The opening track is named "Dickhead!", a very emotional song that tells the story of a priest who molests his16 year old live-in maid. "Gothix Girls" begins with a powerful beat and describes a cybersex relationship. It incorporates some lead male vocals that sound great and portray the relationship between the man and woman. In "Kristin A.I.D.S.", we hear about a woman who "loved by mistake" and now spends her time in bed as she awaits a death from AIDS. This is one my favorites from the album and has a rhythm that will have you tapping your foot.

"Afterlife" and "Our Story" are both solid tracks with good melodies and a rare but nice guitar solo in "Our Story". "The Lovers" is a beautiful, flowing ballad about two lovers who were torn apart by war and reunited only by death years later.

"Larmes et Roses" (translated Tears and Roses) is a memorable song that features French lyrics and a few sections with male vocals. "My Girl (She Loves Her)" is another song with a memorable melody that tells of a girl reminiscing about one summer when she had a relationship with another girl. "Gasoline" is a fast and heavy song, perfect for the closing track.

It took a few spins of this CD before some of the songs started to grow on me. The singer has a noteworthy voice but needs more variety in her singing style. The addition of male lead and background vocals from time to time is great and really adds depth to the songs. As is the often the case with vocalists who do not sing in their native language, the lyrics suffer from a less than perfect use of the English language. Pronunciation is also lacking, making it difficult to understand the lyrics by listening alone. The lyrics themselves are rather raw, which is not necessarily a bad thing, just different.

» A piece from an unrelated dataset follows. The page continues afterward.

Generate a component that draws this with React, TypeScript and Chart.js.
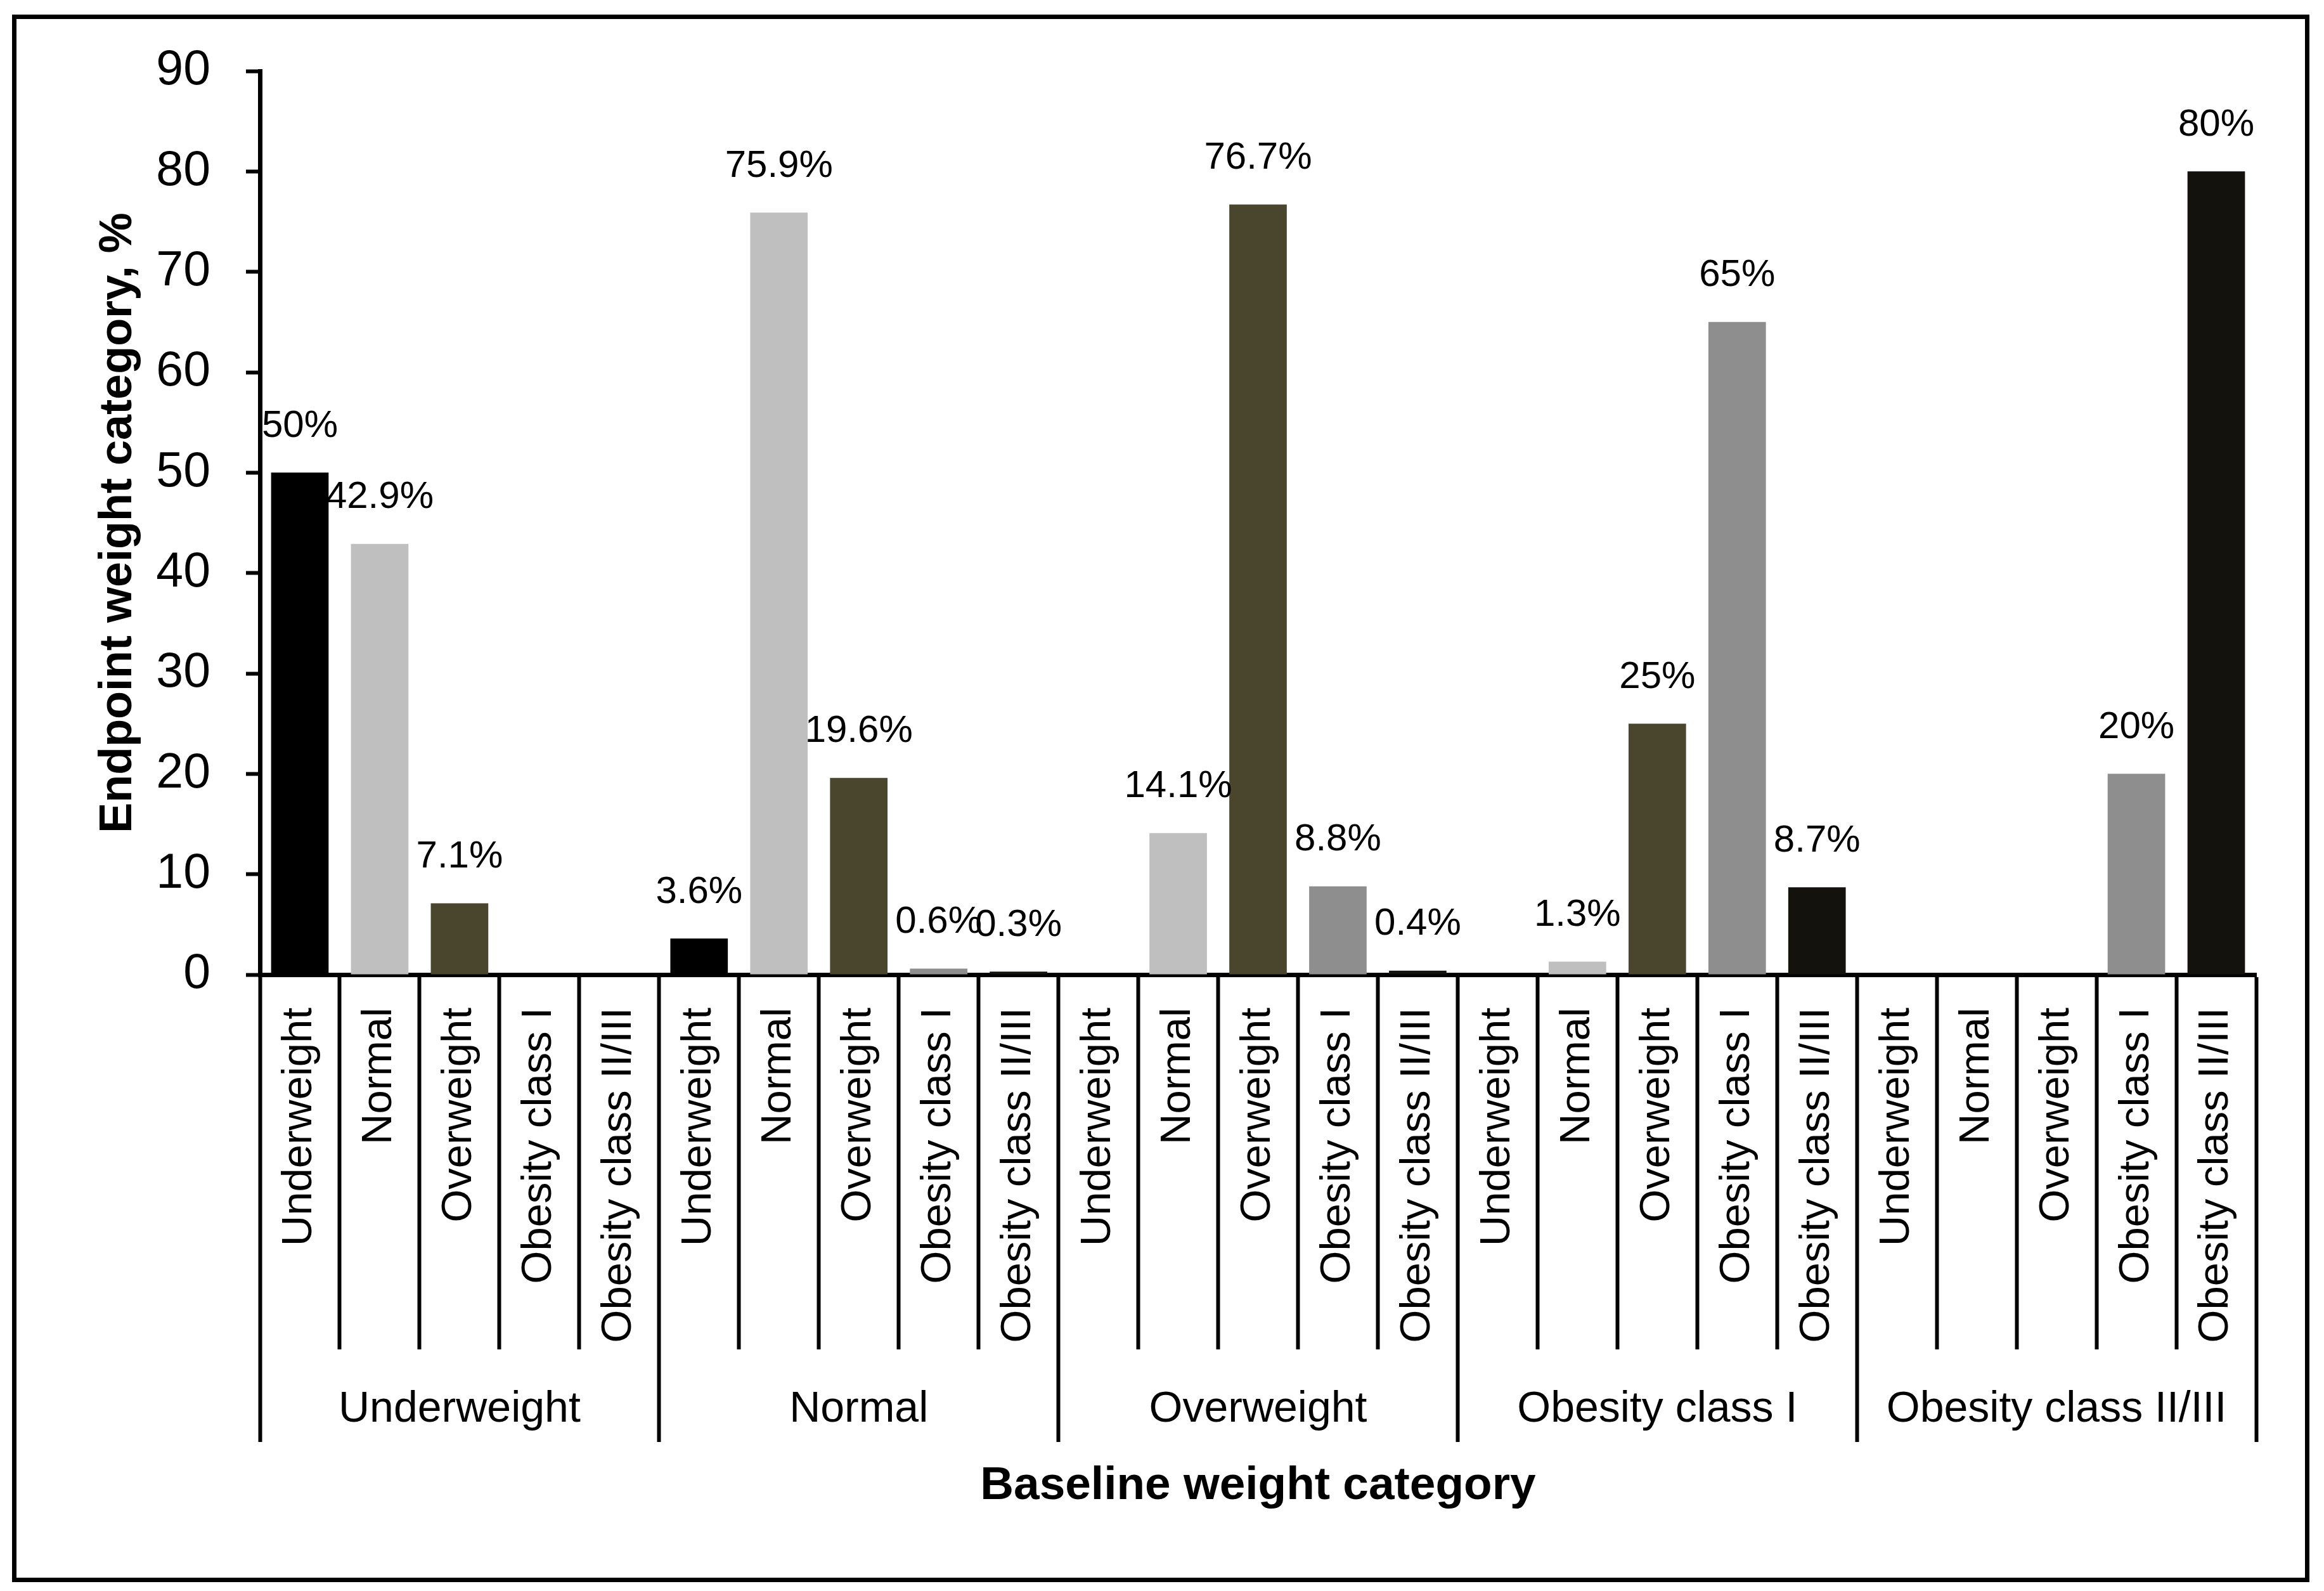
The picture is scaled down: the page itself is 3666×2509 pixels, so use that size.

The cover art on this CD is very nice – great colors and detail. The CD booklet is also well done with readable lyrics and a band photo in the center. The credits note that artwork and photography were done by the singer, Lady Angellyca. So it seems she has several areas of talent, which gives her a little more credibility in my opinion.

Overall, this is a promising album for fans of female-fronted Goth music. It's not as diverse-sounding as Evanescence, but it's definitely worth checking out.